The Vine and the Branches


“I am the vine, you are the branches.  Those who abide in me and I in them bear much fruit, because apart from me you can do nothing” (John 15:5 NRSV).

These words from St. John’s Gospel are as counter cultural as they get.  In these words we find humility and direction.  In humility, we hear Jesus telling us that we do not go through our Christian lives alone.  He gives us the direction of relying on Jesus so that we can do the will of God.  Jesus is using a lot of symbolism, but, He is being ever so direct.

The Christian life is as good as it gets, so long as we remain connected to Jesus.  Our lives have so many things thrown at us.  Jobs.  Relationships.  Life and death.  Taxes.  The economy.  Politics, debates and more.  All of these scream out for our attention, while subconsciously drawing us deeper into ourselves as our only center.  How do we find real fulfillment of life?

Jesus in this Gospel gives us the answer.  If we want our lives as Christians to become something great, we must first let Christ be our center while we search for and receive our life from Him.  Our lives will bear the greatest fruit so long as we remain with the Vine who is Christ.

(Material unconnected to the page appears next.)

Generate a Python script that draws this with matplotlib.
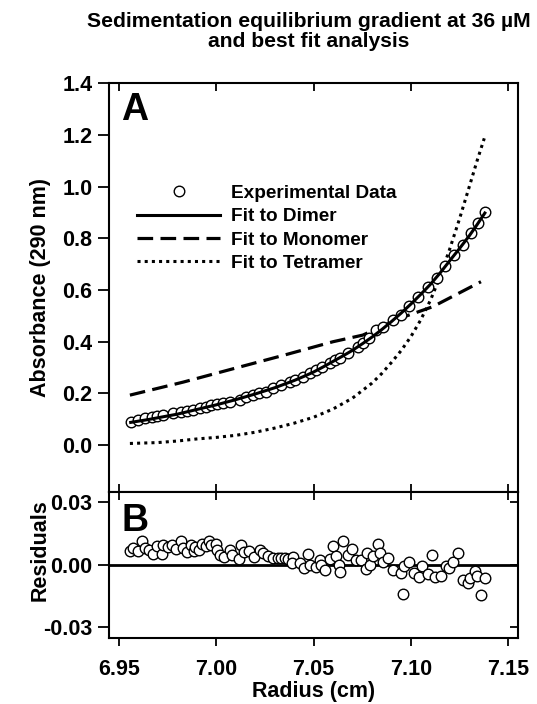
import matplotlib
matplotlib.use("Agg")
import matplotlib.pyplot as plt

plt.rcParams['font.family'] = ['Liberation Sans', 'DejaVu Sans']
plt.rcParams['font.weight'] = 'bold'
plt.rcParams['axes.unicode_minus'] = False

# ---------------- data ----------------
radius_data = [6.9560, 6.9599, 6.9633, 6.9668, 6.9697, 6.9727, 6.9775, 6.9816, 6.9847, 6.9881,
               6.9915, 6.9946, 6.9975, 7.0001, 7.0035, 7.0069, 7.0121, 7.0155, 7.0186, 7.0220,
               7.0254, 7.0291, 7.0334, 7.0377, 7.0403, 7.0445, 7.0483, 7.0514, 7.0544, 7.0582,
               7.0608, 7.0637, 7.0676, 7.0727, 7.0753, 7.0787, 7.0821, 7.0859, 7.0907, 7.0950,
               7.0989, 7.1035, 7.1087, 7.1133, 7.1177, 7.1223, 7.1269, 7.1309, 7.1343, 7.1381]
absorbance_data = [0.0903, 0.0968, 0.1032, 0.1071, 0.1123, 0.1161, 0.1226, 0.1290, 0.1316, 0.1355,
                   0.1420, 0.1484, 0.1548, 0.1587, 0.1613, 0.1677, 0.1742, 0.1845, 0.1935, 0.2000,
                   0.2065, 0.2194, 0.2323, 0.2452, 0.2516, 0.2645, 0.2774, 0.2903, 0.3032, 0.3161,
                   0.3290, 0.3355, 0.3548, 0.3806, 0.3935, 0.4129, 0.4452, 0.4555, 0.4839, 0.5032,
                   0.5381, 0.5742, 0.6129, 0.6452, 0.6929, 0.7355, 0.7742, 0.8194, 0.8581, 0.9032]

radius_dimer = [6.956, 6.965, 6.97, 6.975, 6.98, 6.985, 6.99, 6.995, 7.00, 7.005, 7.01, 7.015,
                7.02, 7.025, 7.03, 7.035, 7.04, 7.045, 7.05, 7.055, 7.06, 7.065, 7.07, 7.075,
                7.08, 7.085, 7.09, 7.095, 7.10, 7.105, 7.11, 7.115, 7.12, 7.125, 7.13, 7.134, 7.138]
abs_dimer = [0.088, 0.099, 0.106, 0.113, 0.120, 0.129, 0.138, 0.147, 0.156, 0.166, 0.176, 0.187,
             0.198, 0.210, 0.222, 0.236, 0.250, 0.266, 0.283, 0.303, 0.324, 0.345, 0.367, 0.392,
             0.418, 0.447, 0.478, 0.511, 0.546, 0.583, 0.622, 0.666, 0.714, 0.761, 0.810, 0.853, 0.898]

radius_monomer = [6.9556, 6.9830, 7.0086, 7.0343, 7.0599, 7.0753, 7.0941, 7.1112, 7.1360]
abs_monomer = [0.1935, 0.2439, 0.2955, 0.3471, 0.4000, 0.4258, 0.4903, 0.5355, 0.6323]

radius_tetramer = [6.9556, 6.97, 6.98, 6.99, 7.00, 7.01, 7.02, 7.03, 7.04, 7.05, 7.06, 7.07,
                   7.08, 7.085, 7.09, 7.095, 7.10, 7.105, 7.11, 7.115, 7.12, 7.125, 7.13, 7.134, 7.1377]
abs_tetramer = [0.0065, 0.010, 0.016, 0.024, 0.030, 0.038, 0.050, 0.066, 0.085, 0.108, 0.140, 0.182,
                0.240, 0.277, 0.320, 0.366, 0.420, 0.484, 0.560, 0.652, 0.760, 0.876, 1.000, 1.100, 1.187]

radius_resid = [6.9556, 6.9574, 6.9596, 6.9616, 6.9633, 6.9656, 6.9676, 6.9693, 6.9719, 6.9724,
                6.9753, 6.9770, 6.9792, 6.9818, 6.9827, 6.9847, 6.9868, 6.9886, 6.9890, 6.9910,
                6.9924, 6.9946, 6.9963, 6.9972, 6.9996, 7.0004, 7.0021, 7.0038, 7.0069, 7.0083,
                7.0117, 7.0129, 7.0141, 7.0168, 7.0192, 7.0223, 7.0240, 7.0266, 7.0292, 7.0317,
                7.0334, 7.0351, 7.0368, 7.0394, 7.0391, 7.0428, 7.0449, 7.0471, 7.0480, 7.0510,
                7.0531, 7.0539, 7.0560, 7.0582, 7.0599, 7.0613, 7.0630, 7.0637, 7.0650, 7.0676,
                7.0698, 7.0719, 7.0744, 7.0767, 7.0774, 7.0791, 7.0804, 7.0830, 7.0839, 7.0856,
                7.0881, 7.0910, 7.0950, 7.0958, 7.0962, 7.0992, 7.1018, 7.1040, 7.1057, 7.1086,
                7.1109, 7.1126, 7.1155, 7.1180, 7.1197, 7.1218, 7.1240, 7.1269, 7.1292, 7.1303,
                7.1331, 7.1338, 7.1360, 7.1382]
residuals = [0.0064, 0.0080, 0.0064, 0.0112, 0.0080, 0.0072, 0.0053, 0.0091, 0.0053, 0.0096,
             0.0085, 0.0096, 0.0075, 0.0115, 0.0080, 0.0059, 0.0096, 0.0064, 0.0085, 0.0072,
             0.0101, 0.0088, 0.0112, 0.0096, 0.0101, 0.0072, 0.0048, 0.0037, 0.0072, 0.0048,
             0.0027, 0.0096, 0.0059, 0.0064, 0.0037, 0.0072, 0.0056, 0.0043, 0.0032, 0.0032,
             0.0032, 0.0032, 0.0027, 0.0037, 0.0008, 0.0008, -0.0016, 0.0053, 0.0000, -0.0011,
             0.0024, 0.0000, -0.0027, 0.0027, 0.0088, 0.0040, 0.0000, -0.0037, 0.0112, 0.0048,
             0.0075, 0.0024, 0.0021, -0.0021, 0.0056, 0.0000, 0.0040, 0.0101, 0.0056, 0.0011,
             0.0032, -0.0024, -0.0040, -0.0139, -0.0008, 0.0011, -0.0040, -0.0059, -0.0008, -0.0043,
             0.0048, -0.0059, -0.0056, -0.0008, -0.0016, 0.0011, 0.0056, -0.0075, -0.0088, -0.0064,
             -0.0032, -0.0056, -0.0144, -0.0064]

top_yticks = [0.0, 0.2, 0.4, 0.6, 0.8, 1.0, 1.2, 1.4]
bottom_yticks = [-0.03, 0.00, 0.03]
xticks = [6.95, 7.00, 7.05, 7.10, 7.15]

title_text = "Sedimentation equilibrium gradient at 36 \u00b5M\nand best fit analysis"
legend_labels = ["Experimental Data", "Fit to Dimer", "Fit to Monomer", "Fit to Tetramer"]

# ---------------- figure ----------------
fig = plt.figure(figsize=(5.37, 7.04), dpi=100)
L, W = 0.2035, 0.761
ax1 = fig.add_axes([L, 0.3016, W, 0.8817 - 0.3016])
ax2 = fig.add_axes([L, 0.0942, W, 0.3016 - 0.0942])

TICK_FS = 15.5
mk = dict(marker='o', markersize=7.6, markerfacecolor='white', markeredgecolor='black',
          markeredgewidth=1.0, linestyle='none')

# top panel
ax1.plot(radius_tetramer, abs_tetramer, color='black', lw=2.2, linestyle=(0, (1, 1.35)),
         label=legend_labels[3], zorder=2)
ax1.plot(radius_monomer, abs_monomer, color='black', lw=2.3, linestyle=(0, (4.9, 2.3)),
         label=legend_labels[2], zorder=2)
ax1.plot(radius_data, absorbance_data, label=legend_labels[0], zorder=3, **mk)
ax1.plot(radius_dimer, abs_dimer, color='black', lw=2.2, linestyle='-',
         label=legend_labels[1], zorder=4)

ax1.set_xlim(6.945, 7.155)
ax1.set_ylim(-0.18, 1.4)
ax1.set_yticks(top_yticks)
ax1.set_yticklabels([f"{v:.1f}" for v in top_yticks])
ax1.set_xticks(xticks)
ax1.tick_params(axis='x', which='both', direction='in', top=True, bottom=True,
                labelbottom=False, length=6, width=1.3)
ax1.tick_params(axis='y', direction='out', left=True, right=False, length=8, width=1.3,
                labelsize=TICK_FS, pad=4)
ax1.set_ylabel("Absorbance (290 nm)", fontsize=TICK_FS, fontweight='bold')
ax1.yaxis.set_label_coords(-0.143, 0.5)
ax1.text(0.03, 0.935, "A", transform=ax1.transAxes, fontsize=27, fontweight='bold',
         va='center', ha='left')

h = {l.get_label(): l for l in ax1.get_lines()}
handles = [h[n] for n in legend_labels]
ax1.legend(handles, legend_labels, loc='upper left', bbox_to_anchor=(0.067, 0.752),
           frameon=False, handlelength=4.4, handletextpad=0.55,
           labelspacing=0.32, borderpad=0, borderaxespad=0, numpoints=1,
           prop={'weight': 'bold', 'size': 13.7})

# bottom panel
ax2.axhline(0, color='black', lw=2.0, zorder=1)
ax2.plot(radius_resid, residuals, zorder=3, **mk)
ax2.set_xlim(6.945, 7.155)
ax2.set_ylim(-0.035, 0.035)
ax2.set_yticks(bottom_yticks)
ax2.set_yticklabels([f"{v:.2f}" for v in bottom_yticks])
ax2.set_xticks(xticks)
ax2.set_xticklabels([f"{v:.2f}" for v in xticks])
ax2.tick_params(axis='x', direction='out', bottom=True, top=False, length=6, width=1.3,
                labelsize=TICK_FS, pad=9)
ax2.tick_params(axis='y', direction='out', left=True, right=False, length=8, width=1.3,
                labelsize=TICK_FS, pad=4)
sec_top = ax2.secondary_xaxis('top')
sec_top.set_xticks(xticks)
sec_top.tick_params(direction='in', length=6, width=1.3, labeltop=False)
sec_top.spines['top'].set_visible(False)
sec_right = ax2.secondary_yaxis('right')
sec_right.set_yticks(bottom_yticks)
sec_right.tick_params(direction='in', length=6, width=1.3, labelright=False)
sec_right.spines['right'].set_visible(False)

ax2.set_ylabel("Residuals", fontsize=TICK_FS, fontweight='bold')
ax2.yaxis.set_label_coords(-0.143, 0.6)
ax2.set_xlabel("Radius (cm)", fontsize=TICK_FS, fontweight='bold', labelpad=1)
ax2.text(0.03, 0.80, "B", transform=ax2.transAxes, fontsize=27, fontweight='bold',
         va='center', ha='left')

for ax in (ax1, ax2):
    for s in ax.spines.values():
        s.set_linewidth(1.5)

fig.text(0.575, 0.983, title_text, ha='center', va='top', fontsize=15.2,
         fontweight='bold', linespacing=1.1)

fig.savefig("out.png", dpi=100, facecolor='white')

At the same time, we are not the only branch; but one of many.  We participate in the creation of the fruits of the Christian life in collaboration with others.  Each branch grows a fruit similar, yet different from ours.  We each provide a unique flavor, color, texture and beauty to Christ who is the Vine.


Br. Anselm Philip King-Lowe, n/OSB

Advent Reflection: Keeping Watch, Becoming


With Christ’s spirit working within us we can be the means by which his saving work is extended throughout the world. We become his hands, his feet, his voice, and like Mary his mother, bring Christ into the world for others. -Br. Eldridge Pendleton, SSJE.  (Taken from Brother Give Us a Word.  A Ministry of the Society of St. John the Evangelist).

One of the greatest teachings from The Rule of St. Benedict is, “always we begin again.”  Today, we will have those choices before us that I wrote about two blogs ago.  We can chose to allow ourselves to become Christ for others in the world.  We can also chose to just live the day for ourselves.

Allow me to be more fair by writing that all of us need some time to ourselves.  In Chapter one of The Rule of St. Benedict, he describes four kinds of monks.  The first two types of monks are the cenobites and the anchorites or hermits are among the monks he had a lot of admiration for.  The cenobites live in a monastic community under a rule and in obedience to an abbot.  The anchorites or hermits live a more solitary life. Benedict would’ve had to think well of both, because he spent three years in solitude at the cave in Subiaco before he eventually went to Monte Cassino where he wrote The Rule.  The point of historical certainty is, that whether Benedict was at Subiaco or Monte Cassino; he drew individuals who were yearning for something he was finding.

It is important that we allow ourselves to become who God has created and redeemed us to be.  We can learn more about who we are and who we are to become, by spending moments in solitude with God along side periods of work, study, social interaction and recreation.  A balanced spiritual life makes time for all these various things.  The things are the simple part.  The balance is what we all need God’s grace to work at.

In our Advent watching, may we become a greater image of God for ourselves and others as we strive for a better balance in our daily life.